I have to disagree with you there friend. Robert Jordan would have never been able to fit everything he wanted to put into it in 3 books like say Tolkien. He said himself he originally wanted to start with 5-6 book series but it stretched into what it is today. However like any popular book people who want attention will say they hated it or it sucked. Not that this is what your saying I understand what you mean about it being frustrating. The series has alot of detail however and great character traits.

Robert Jordan created a real world for his characters to develop in not a backdrop like most writers tend to create.

Sincerely - J.C


----------



## Scarecrow (Apr 4, 2006)

Damn. I just started reading the series again...


----------



## imrhati (Apr 4, 2006)

nooooooooooooooooooooooo! that just isn't fair he is the guy who insppired me to start writing not to mention my all time favourite author. like WTF?! why does that kind of stuff always happen to great peple like him!


----------



## blademasterzzz (Apr 5, 2006)

Because life ain't fair. How many poets died young? How many criminals and murderers lived in luxury and wealth into the age of eighty?

Pretty shitty, this is. I hope he pulls through, too. But seriously, 30 years? Talk about being too long-winded.


----------



## CZ (Apr 5, 2006)

The Hooded One said:
			
		

> Robert Jordan would have never been able to fit everything he wanted to put into it in 3 books like say Tolkien.

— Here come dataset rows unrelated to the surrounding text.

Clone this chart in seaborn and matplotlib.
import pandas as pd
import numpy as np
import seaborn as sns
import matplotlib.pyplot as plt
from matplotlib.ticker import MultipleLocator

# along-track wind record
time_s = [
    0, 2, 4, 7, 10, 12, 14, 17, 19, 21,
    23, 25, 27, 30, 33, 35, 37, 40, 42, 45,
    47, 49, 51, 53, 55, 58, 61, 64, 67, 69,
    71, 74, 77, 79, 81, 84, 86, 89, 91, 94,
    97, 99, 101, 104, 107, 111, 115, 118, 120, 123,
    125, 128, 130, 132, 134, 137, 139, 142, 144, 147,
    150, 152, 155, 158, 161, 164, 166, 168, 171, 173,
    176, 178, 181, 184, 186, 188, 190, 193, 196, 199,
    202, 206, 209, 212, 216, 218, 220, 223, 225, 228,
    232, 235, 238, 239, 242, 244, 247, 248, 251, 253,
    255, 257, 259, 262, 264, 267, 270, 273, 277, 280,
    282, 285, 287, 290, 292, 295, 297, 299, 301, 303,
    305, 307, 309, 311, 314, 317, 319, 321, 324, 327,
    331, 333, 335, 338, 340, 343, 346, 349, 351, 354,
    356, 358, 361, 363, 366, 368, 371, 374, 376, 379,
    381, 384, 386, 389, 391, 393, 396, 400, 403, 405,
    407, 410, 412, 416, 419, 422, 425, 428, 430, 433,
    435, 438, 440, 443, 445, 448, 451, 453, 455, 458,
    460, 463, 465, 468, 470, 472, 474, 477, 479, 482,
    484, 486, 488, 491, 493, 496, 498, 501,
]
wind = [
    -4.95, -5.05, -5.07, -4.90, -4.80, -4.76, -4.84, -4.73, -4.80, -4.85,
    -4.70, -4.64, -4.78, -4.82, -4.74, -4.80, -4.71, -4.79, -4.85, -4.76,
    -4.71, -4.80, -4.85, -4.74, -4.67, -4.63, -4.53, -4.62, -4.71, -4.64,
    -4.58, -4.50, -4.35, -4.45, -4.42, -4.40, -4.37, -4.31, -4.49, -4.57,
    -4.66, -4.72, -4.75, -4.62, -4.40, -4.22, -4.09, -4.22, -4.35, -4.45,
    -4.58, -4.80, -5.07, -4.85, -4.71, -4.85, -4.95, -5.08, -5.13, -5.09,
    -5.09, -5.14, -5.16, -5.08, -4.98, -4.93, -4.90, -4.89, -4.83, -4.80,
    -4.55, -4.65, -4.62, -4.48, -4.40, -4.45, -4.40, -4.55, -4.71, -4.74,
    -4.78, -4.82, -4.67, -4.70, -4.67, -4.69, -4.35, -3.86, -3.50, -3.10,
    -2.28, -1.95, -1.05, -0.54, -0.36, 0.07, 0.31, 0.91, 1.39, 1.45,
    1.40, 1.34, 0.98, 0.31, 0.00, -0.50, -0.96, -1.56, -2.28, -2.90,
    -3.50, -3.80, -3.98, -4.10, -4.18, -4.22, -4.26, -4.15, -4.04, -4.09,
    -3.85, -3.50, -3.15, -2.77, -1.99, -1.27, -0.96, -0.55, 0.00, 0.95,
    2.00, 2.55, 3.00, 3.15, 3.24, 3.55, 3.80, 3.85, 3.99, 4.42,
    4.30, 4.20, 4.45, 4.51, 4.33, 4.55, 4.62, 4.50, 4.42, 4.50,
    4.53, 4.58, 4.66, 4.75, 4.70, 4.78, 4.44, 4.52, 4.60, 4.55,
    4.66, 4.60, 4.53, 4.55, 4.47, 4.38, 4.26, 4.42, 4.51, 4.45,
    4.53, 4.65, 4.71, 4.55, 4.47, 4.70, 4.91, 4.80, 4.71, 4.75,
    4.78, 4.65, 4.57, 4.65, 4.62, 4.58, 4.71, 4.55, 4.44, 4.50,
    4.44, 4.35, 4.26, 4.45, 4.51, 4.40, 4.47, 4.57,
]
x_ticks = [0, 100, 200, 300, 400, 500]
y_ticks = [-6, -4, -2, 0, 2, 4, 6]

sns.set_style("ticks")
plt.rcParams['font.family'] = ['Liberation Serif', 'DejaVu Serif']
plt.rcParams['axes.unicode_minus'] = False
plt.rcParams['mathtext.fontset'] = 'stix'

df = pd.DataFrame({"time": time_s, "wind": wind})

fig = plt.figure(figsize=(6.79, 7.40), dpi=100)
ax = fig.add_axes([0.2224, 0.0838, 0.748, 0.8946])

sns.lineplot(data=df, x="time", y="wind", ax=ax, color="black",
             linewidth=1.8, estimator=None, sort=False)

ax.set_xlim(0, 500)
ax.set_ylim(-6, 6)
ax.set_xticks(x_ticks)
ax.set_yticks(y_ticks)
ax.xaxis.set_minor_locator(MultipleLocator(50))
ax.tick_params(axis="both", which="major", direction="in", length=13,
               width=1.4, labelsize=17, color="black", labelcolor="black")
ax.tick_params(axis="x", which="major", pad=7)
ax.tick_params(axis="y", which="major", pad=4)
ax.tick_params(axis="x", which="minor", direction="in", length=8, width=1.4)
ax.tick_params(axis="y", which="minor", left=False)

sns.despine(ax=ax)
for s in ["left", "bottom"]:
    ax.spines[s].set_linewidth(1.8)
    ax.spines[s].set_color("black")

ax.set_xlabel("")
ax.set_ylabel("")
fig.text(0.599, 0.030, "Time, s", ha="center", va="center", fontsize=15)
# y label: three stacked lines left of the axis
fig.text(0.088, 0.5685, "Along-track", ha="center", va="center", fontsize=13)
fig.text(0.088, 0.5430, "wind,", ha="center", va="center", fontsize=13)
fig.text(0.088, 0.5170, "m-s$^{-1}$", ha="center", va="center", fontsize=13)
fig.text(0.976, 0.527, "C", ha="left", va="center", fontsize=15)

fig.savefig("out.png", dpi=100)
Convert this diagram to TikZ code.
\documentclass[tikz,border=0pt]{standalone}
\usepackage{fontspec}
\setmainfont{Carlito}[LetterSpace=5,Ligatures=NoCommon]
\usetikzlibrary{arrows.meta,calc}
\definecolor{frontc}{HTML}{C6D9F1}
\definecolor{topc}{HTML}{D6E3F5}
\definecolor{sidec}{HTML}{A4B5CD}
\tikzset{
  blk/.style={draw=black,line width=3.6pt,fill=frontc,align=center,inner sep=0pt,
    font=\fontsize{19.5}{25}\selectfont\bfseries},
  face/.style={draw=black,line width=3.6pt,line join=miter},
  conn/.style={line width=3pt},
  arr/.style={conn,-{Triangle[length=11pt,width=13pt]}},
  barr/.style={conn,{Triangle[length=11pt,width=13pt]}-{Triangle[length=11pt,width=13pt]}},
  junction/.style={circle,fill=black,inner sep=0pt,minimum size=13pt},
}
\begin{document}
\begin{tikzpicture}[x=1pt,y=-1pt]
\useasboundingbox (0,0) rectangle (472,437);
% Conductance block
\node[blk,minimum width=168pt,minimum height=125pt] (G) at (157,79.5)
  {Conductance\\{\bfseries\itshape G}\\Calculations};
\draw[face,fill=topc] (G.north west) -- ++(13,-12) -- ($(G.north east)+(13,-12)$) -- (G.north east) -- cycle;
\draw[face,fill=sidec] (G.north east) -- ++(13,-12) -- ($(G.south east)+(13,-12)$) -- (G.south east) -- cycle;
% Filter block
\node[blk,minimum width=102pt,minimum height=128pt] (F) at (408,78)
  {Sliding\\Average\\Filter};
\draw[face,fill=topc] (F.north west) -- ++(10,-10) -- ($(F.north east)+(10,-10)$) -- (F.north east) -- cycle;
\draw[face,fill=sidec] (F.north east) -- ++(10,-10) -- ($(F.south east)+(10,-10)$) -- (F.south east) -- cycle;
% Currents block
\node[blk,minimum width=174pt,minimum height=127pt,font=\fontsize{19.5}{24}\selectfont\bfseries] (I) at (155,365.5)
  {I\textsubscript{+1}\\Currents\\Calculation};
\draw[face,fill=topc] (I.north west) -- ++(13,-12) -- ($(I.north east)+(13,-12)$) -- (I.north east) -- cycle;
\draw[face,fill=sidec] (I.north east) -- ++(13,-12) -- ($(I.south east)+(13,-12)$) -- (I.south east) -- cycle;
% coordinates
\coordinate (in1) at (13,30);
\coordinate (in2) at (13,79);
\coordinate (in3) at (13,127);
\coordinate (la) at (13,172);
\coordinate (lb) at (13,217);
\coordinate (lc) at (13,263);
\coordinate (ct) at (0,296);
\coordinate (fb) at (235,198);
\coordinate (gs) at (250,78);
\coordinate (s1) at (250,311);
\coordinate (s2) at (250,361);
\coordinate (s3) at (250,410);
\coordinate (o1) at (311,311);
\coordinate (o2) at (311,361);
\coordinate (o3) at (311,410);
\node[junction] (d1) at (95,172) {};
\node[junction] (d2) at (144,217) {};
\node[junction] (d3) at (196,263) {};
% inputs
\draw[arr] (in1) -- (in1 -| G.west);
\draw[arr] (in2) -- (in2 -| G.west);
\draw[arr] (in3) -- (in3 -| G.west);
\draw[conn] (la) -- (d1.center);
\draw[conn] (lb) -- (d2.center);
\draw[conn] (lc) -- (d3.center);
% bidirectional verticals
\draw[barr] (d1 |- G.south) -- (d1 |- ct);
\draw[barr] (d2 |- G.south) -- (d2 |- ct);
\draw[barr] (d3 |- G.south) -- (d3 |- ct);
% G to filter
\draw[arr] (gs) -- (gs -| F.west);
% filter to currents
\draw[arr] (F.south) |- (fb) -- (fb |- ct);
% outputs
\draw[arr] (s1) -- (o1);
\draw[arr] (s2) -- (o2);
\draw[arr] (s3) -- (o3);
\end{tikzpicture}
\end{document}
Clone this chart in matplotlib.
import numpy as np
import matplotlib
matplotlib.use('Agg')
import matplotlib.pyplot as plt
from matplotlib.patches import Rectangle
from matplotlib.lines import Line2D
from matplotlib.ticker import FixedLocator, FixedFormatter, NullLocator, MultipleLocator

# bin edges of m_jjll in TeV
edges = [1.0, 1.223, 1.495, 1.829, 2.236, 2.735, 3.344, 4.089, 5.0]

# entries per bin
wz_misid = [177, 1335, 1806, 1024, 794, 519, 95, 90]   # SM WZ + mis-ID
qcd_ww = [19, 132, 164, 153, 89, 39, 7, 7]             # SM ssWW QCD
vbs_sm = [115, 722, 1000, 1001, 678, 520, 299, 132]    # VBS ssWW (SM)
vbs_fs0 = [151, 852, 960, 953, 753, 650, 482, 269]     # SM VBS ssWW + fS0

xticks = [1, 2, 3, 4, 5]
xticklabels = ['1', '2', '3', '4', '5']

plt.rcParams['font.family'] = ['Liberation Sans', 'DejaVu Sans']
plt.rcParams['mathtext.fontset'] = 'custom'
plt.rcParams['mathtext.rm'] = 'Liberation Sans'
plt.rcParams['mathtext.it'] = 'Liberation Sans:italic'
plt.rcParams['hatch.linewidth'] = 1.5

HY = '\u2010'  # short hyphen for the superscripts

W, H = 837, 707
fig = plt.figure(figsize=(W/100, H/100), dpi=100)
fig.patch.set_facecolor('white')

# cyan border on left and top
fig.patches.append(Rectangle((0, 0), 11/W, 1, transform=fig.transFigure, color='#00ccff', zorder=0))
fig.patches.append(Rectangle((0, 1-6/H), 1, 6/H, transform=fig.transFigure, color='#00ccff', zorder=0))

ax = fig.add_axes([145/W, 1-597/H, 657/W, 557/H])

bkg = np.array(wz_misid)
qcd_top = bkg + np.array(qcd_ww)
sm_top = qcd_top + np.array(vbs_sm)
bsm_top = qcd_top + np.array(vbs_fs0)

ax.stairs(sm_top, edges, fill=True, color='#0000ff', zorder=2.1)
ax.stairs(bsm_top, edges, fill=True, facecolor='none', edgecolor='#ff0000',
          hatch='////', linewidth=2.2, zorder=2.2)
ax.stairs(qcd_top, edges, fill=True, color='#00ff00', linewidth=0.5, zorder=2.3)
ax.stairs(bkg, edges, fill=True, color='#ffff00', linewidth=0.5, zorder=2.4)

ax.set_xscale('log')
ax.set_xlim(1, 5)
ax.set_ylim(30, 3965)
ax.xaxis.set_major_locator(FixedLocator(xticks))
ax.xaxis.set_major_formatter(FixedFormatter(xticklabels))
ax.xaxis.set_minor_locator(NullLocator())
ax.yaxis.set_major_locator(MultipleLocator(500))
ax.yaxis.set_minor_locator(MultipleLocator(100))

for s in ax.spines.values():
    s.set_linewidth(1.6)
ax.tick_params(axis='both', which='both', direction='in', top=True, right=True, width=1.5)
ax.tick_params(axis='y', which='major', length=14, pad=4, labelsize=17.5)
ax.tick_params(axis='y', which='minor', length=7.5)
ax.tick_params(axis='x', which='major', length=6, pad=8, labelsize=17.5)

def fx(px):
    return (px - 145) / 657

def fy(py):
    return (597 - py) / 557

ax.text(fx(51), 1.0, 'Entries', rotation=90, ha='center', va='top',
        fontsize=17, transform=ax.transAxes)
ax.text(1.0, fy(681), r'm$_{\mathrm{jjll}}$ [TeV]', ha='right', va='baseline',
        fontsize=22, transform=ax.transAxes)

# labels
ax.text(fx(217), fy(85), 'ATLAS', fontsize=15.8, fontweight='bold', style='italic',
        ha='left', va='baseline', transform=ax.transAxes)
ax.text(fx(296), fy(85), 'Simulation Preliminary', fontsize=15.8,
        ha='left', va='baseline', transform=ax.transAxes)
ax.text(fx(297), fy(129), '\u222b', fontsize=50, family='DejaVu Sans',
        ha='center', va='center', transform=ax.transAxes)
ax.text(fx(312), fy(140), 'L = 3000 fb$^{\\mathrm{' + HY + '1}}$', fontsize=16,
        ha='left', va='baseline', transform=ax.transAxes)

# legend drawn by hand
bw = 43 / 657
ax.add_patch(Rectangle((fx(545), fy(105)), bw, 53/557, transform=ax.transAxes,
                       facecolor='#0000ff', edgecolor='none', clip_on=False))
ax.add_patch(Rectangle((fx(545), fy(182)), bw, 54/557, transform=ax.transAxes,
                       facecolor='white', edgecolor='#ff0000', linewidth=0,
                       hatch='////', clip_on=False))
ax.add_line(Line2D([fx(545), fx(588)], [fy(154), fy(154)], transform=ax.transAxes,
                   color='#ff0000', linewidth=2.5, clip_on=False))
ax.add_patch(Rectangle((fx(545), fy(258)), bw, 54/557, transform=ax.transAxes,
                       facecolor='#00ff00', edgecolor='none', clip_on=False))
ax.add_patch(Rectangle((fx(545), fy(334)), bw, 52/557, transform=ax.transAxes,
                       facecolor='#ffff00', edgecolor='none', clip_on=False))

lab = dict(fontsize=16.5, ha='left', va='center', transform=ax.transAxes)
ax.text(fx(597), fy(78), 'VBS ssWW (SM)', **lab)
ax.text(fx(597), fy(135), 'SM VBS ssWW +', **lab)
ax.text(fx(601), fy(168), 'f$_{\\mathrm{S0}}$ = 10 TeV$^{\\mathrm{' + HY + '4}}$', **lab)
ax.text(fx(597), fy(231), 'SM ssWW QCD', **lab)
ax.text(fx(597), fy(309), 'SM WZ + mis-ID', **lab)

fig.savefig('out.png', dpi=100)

He said himself he originally wanted to start with 5-6 book series but it stretched into what it is today.



5-6 books would have been more my style, because I stopped reading at book 6 or 7.  What Jordan created is fine, because there's a lot of people who enjoy what he's written.  There's also a lot of people who enjoy watching sitcoms and to my eye, Jordan's built his own type of sitcom sort of thing within this series.  

I'm more of a feature film type person, myself.  I'm still hoping Jordan is able to pull it together and write the last book(s) though... I'd like to read the last one but I don't want to slog through the fantasy equivalent of All My Children to do so.


----------